Strips as Tokens: Artist Mesh Generation with Native UV Segmentation
Rui Xu, Dafei Qin, Kaichun Qiao, Qiujie Dong, Huaijin Pi, Qixuan Zhang, Longwen Zhang, Lan Xu, Jingyi Yu, Wenping Wang, Taku Komura
2026-04-14
Summary
This paper introduces a new way to create 3D models using artificial intelligence, specifically focusing on how the AI organizes the information it uses to build the model.
What's the problem?
Current AI methods for generating 3D models struggle to create models that look professionally made. They either create very long and inefficient sequences of instructions, or they disrupt the smooth flow of edges and organized structure that artists rely on when building models by hand.
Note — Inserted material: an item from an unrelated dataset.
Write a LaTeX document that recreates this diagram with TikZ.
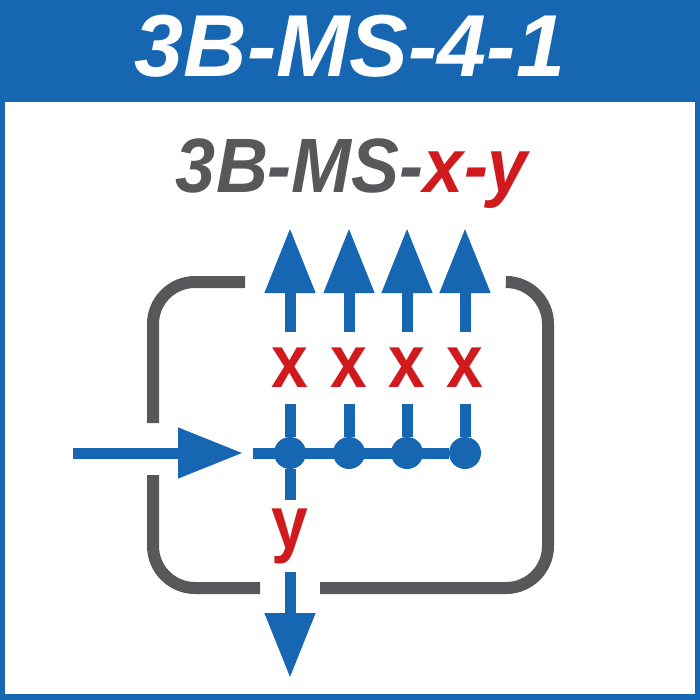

Basically, the AI isn't 'thinking' about how an artist would build something, leading to messy or inefficient results.
What's the solution?
The researchers developed a new system called SATO, which organizes the building instructions like a series of connected faces, similar to how artists use 'triangle strips' to efficiently define surfaces. This method keeps the edges flowing smoothly and maintains a logical layout. A cool part is that SATO can create either triangle-based or square-based models from the same set of instructions, and it learns from both types of data to improve its results.
Why it matters?
This research is important because it brings AI-generated 3D models closer to the quality of those created by professional artists. Better organization of the model data leads to models that look better, have a more logical structure, and are easier to work with, which could speed up the 3D modeling process for games, movies, and other applications.
Abstract
Recent advancements in autoregressive transformers have demonstrated remarkable potential for generating artist-quality meshes. However, the token ordering strategies employed by existing methods typically fail to meet professional artist standards, where coordinate-based sorting yields inefficiently long sequences, and patch-based heuristics disrupt the continuous edge flow and structural regularity essential for high-quality modeling. To address these limitations, we propose Strips as Tokens (SATO), a novel framework with a token ordering strategy inspired by triangle strips. By constructing the sequence as a connected chain of faces that explicitly encodes UV boundaries, our method naturally preserves the organized edge flow and semantic layout characteristic of artist-created meshes. A key advantage of this formulation is its unified representation, enabling the same token sequence to be decoded into either a triangle or quadrilateral mesh. This flexibility facilitates joint training on both data types: large-scale triangle data provides fundamental structural priors, while high-quality quad data enhances the geometric regularity of the outputs. Extensive experiments demonstrate that SATO consistently outperforms prior methods in terms of geometric quality, structural coherence, and UV segmentation.